Fears have been raised about how crumbling north roads will cope this winter after falling further into disrepair since routine maintenance was abandoned at the start of lockdown.
Already, flooding has badly affected many roads in Aberdeen and Aberdeenshire – while the Rest and Be Thankful was forced to close after heavy rainfall across Argyll caused a landslip.
As winter approaches, councillors are praying that previous Beast from the East-style storms and snowfall do not batter the country’s already fragile road system.
Roads chiefs have been warned repairs on routes across the Highlands, north-east and on the west coast have fallen “well behind schedule”.
And a shortage of construction materials could compound the problem, with shipments from countries such as China being stopped.
It has meant material normally used to repair roads – and much in need as works resume – “suddenly ran out”.
As well as having an adverse impact on driving conditions, the problem could hammer local authority budgets as councils scramble to arrange urgent repairs in the coming months.
As soon as people were told to “stay at home” in March, construction work in Scotland ceased immediately, with the exception of “essential” works.

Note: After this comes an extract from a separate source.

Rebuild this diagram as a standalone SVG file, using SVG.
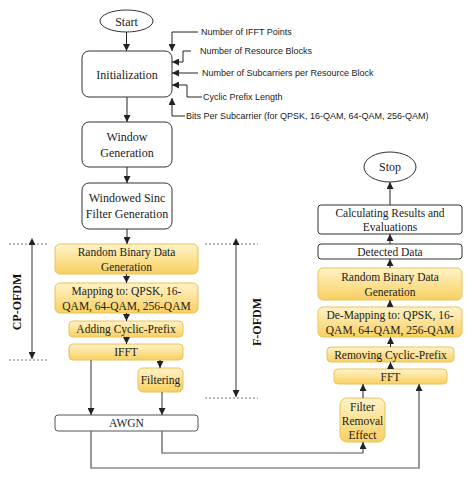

Road maintenance activities, with the exception of critical safety repairs, were not classed as essential and across Scotland’s councils many road workers were redeployed or furloughed.
The Northern Roads Collaboration Joint Committee – made up of Aberdeen City Council, Aberdeenshire Council, Angus Council, Argyll and Bute Council, Comhairle nan Eilean Siar, Moray Council and Highland Council – recently met to discuss how work has changed.
As winter looms, in regions where historically some roads have struggled under extreme weather conditions, councillors stressed the need for the regions to be ready.
A report prepared by Angus Bodie, programme manager at the Roads Collaboration
Programme, states that the pandemic had a “significant effect” on all councils that make up the committee.
His report states: “Many planned areas have not been adequately prepared in advance of the specialist equipment being brought in.
“In many areas, capital programmes are now well behind schedule, and wider
reviews of those programmes are currently being done.”
At the meeting, Mr Bodie was quizzed on a number of aspects of his report – in particular how the north of Scotland was prepared for winter.
He admitted there had been delays to surface dressing programmes across Scotland and that it was “patchy” and “not consistent” depending on the council area.
He said: “Our supply chains remain pretty vulnerable, particularly around material coming from abroad.
“A couple of months ago a load of construction materials that were coming in, particularly from China, were all stopped so we ran out of things like plaster.
“Simple building materials just suddenly ran out and there were runs across all the building yards trying to find materials.
“Our own quarry materials are still starting up. They’ve been pretty badly affected.
“Part of that is waiting for the market to come back so they some some idea of when their main clients, mainly local authorities, will be looking for materials again.”
In Argyle and Bute, delays mean there will be no surface dressing work carried out this year as there is not enough time.
A council spokeswoman added: “Instead the revised programme will include a mix of traditional resurfacing, surface dressing preparatory works and insitu recycling.”
Councillor Trish Robertson, who represents Culloden and Ardersier in the Highlands, asked for “some sort of comparison” on the loss of what will practically be a “whole year’s maintenance” on the road system.
She added: “What difference does that make, not being able to touch the roads for so many months?”
She was told an answer would be given at a future meeting.
Meanwhile Moray Councillor Theresa Coull, who represents Keith and Cullen, asked about problems with grit and salt ahead of winter.
It emerged that, for the most part, salt is sourced from the UK and Ireland for many Scottish local authorities and council officers in Aberdeenshire and the Western Isles said they “did not foresee any problems”.
Meanwhile, Mr Bodie also discussed how Scottish councils had been working together to address the backlog of road repairs across the country.
He said: “All 32 local authorities entered the lockdown individually overnight, but I’m pleased to say I think we are emerging together.
“There is areal synergy of response across the country. We have worked well together.
“We’ve been in control even though it’s been tricky – and there’s a long way to go.”
To watch the full meeting, click below.
How are Scottish councils planning for winter?
The topic of road maintenance will be discussed at future meetings of north and north-east councils.
In Argyll and Bute, delays mean there will be no surface dressing work carried out this year as it does not believe there is not enough time.
Meanwhile in Aberdeen, the council’s operational delivery committee will meet on September 10 to discuss the issue.
In the Highlands, the area road surface dressing programme has been impacted by Covid-19 and the costs associated with the pandemic which have had a “knock-on” effect on the overall council budget.
The surface dressing programme will be discussed at a future meeting of The Highland Council.
A Highland Council spokeswoman added: “Our preparations for winter road maintenance, including gritting and snow and ice clearance are progressing with no current changes to the policy or the priority treatment of routes.
“Clearly, however, the delivery of the service could be impacted should there be workplace absences associated with the pandemic or by further working restrictions introduced by government directive.”